What is “fine art?” Some may find it difficult to accept some works of art as being defined as “fine art.” Some may not consider photography and film falling into this category of “fine art,” but they are now classified as such.
So, how is “fine art” defined? It is what the artist, patrons, and critics say it is. It is what their taste and concept of “fine art” is. So much alleged art has been produced over the years that modern and contemporary “fine art” is now vastly different from what was regarded as “fine art” in the past. There was a time when the now “fine artists” such as the impressionists, cubists, and other modern artists were not accepted and were refused gallery space. Yet today, their work is embraced. Compare this judgment of “fine art” with the past “fine art” of Monet and Raphael.
In this day and age, it can take persuasion by the artist to get the public to accept the seriousness of their art. It can also become the task of the art critic and investors to enlighten the public on the importance of their work. It is through this process that art can arrive at being classified as “fine art.”
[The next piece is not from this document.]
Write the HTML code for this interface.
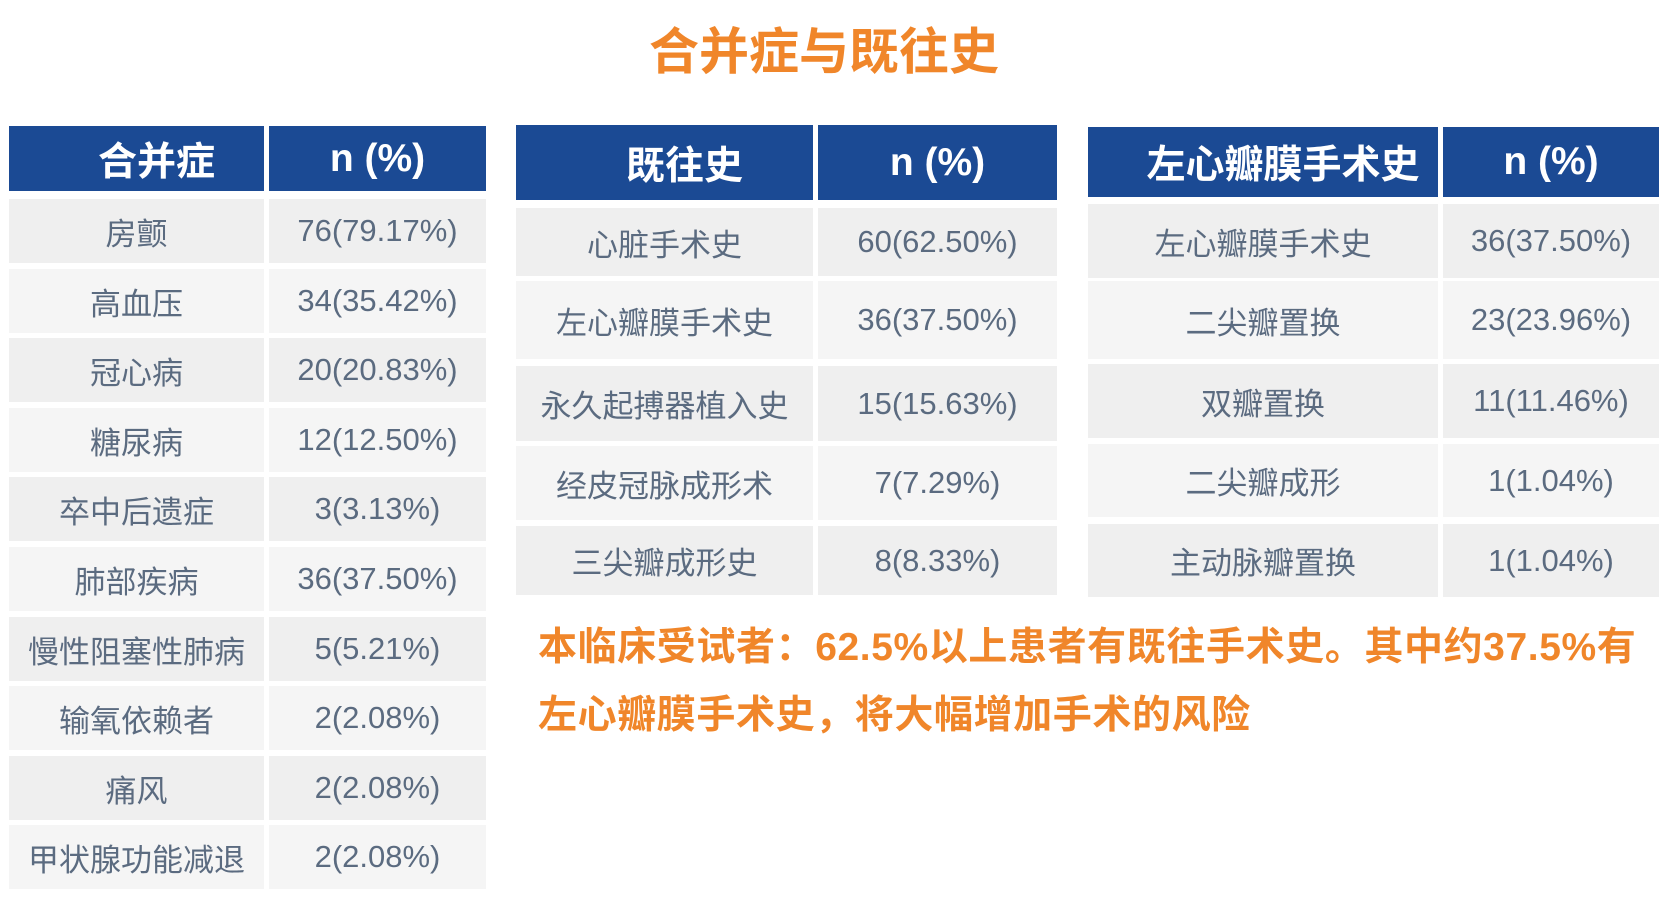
<!DOCTYPE html>
<html><head><meta charset="utf-8"><style>
body{margin:0;width:1665px;height:917px;background:#fff;position:relative;overflow:hidden;font-family:"Liberation Sans","Noto Sans CJK SC",sans-serif}
.c{position:absolute;display:flex;align-items:center;justify-content:center;box-sizing:border-box;color:#5b6b80;font-size:31px}
.h{background:#1b4a94;color:#fff;font-weight:bold;font-size:39px}
.a{background:#efefef}.b{background:#f5f5f5}
.t{position:absolute;color:#f0862a;font-weight:bold}
</style></head><body>
<div class="t" style="left:0;width:1648px;top:20px;text-align:center;font-size:50px;line-height:64px">合并症与既往史</div>
<div id="tabs"></div>
<div class="t" style="left:538px;top:614px;font-size:39px;letter-spacing:0.6px;line-height:68px;width:1127px;white-space:nowrap">本临床受试者：62.5%以上患者有既往手术史。其中约37.5%有<br>左心瓣膜手术史，将大幅增加手术的风险</div>
<script>
function tbl(x0,x1,x2,hy,rows,data,head){
 let s='';
 s+=`<div class="c h" style="left:${x0}px;top:${hy[0]}px;width:${x1-x0-5}px;height:${hy[1]-hy[0]}px;padding-left:40px">${head}</div>`;
 s+=`<div class="c h" style="left:${x1}px;top:${hy[0]}px;width:${x2-x1}px;height:${hy[1]-hy[0]}px">n (%)</div>`;
 rows.forEach((r,i)=>{let cl=i%2?'b':'a';
 s+=`<div class="c ${cl}" style="left:${x0}px;top:${r[0]}px;width:${x1-x0-5}px;height:${r[1]-r[0]}px">${data[i][0]}</div>`;
 s+=`<div class="c ${cl}" style="left:${x1}px;top:${r[0]}px;width:${x2-x1}px;height:${r[1]-r[0]}px">${data[i][1]}</div>`;});
 return s;}
let r1=[];for(let i=0;i<10;i++){let y=199+i*69.6;r1.push([Math.round(y),Math.round(y+64)]);}
let h='';
h+=tbl(9,269,486,[126,191],r1,[["房颤","76(79.17%)"],["高血压","34(35.42%)"],["冠心病","20(20.83%)"],["糖尿病","12(12.50%)"],["卒中后遗症","3(3.13%)"],["肺部疾病","36(37.50%)"],["慢性阻塞性肺病","5(5.21%)"],["输氧依赖者","2(2.08%)"],["痛风","2(2.08%)"],["甲状腺功能减退","2(2.08%)"]],"合并症");
h+=tbl(516,818,1057,[125,200],[[208,276],[281,359],[366,441],[446,520],[526,595]],[["心脏手术史","60(62.50%)"],["左心瓣膜手术史","36(37.50%)"],["永久起搏器植入史","15(15.63%)"],["经皮冠脉成形术","7(7.29%)"],["三尖瓣成形史","8(8.33%)"]],"既往史");
h+=tbl(1088,1443,1659,[127,197],[[204,278],[281,359],[364,438],[444,517],[524,597]],[["左心瓣膜手术史","36(37.50%)"],["二尖瓣置换","23(23.96%)"],["双瓣置换","11(11.46%)"],["二尖瓣成形","1(1.04%)"],["主动脉瓣置换","1(1.04%)"]],"左心瓣膜手术史");
document.getElementById('tabs').innerHTML=h;
</script>
</body></html>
Despite the opinions of the artists, critics, and investors, there is the general public’s idea of “fine art.” The question of what is “beauty” is heavily considered. As it is said, “Beauty is in the eye of the beholder.” What is beautiful to one may not be to another, and especially when considering the standards of 21st-century American beauty. Consider the art of the past, Rembrandt and Rubens, whose art may reflect the image of a not so attractive commissioned client. We may not see the beauty in their subjects based on today’s norms. But they are still great works of art. Therefore, when considering “beauty” within “fine art” there are differing concepts held during differing periods of time.
We all have diverse tastes in art, as well as in beauty. Every piece of art has something particular to say to us and something distinctive to say about the artist. When visiting galleries and art museums we can benefit from the selection chosen by those professionals. We may not enjoy all that we see but we can learn to recognize the qualities that determined it important and came to make it “fine art.”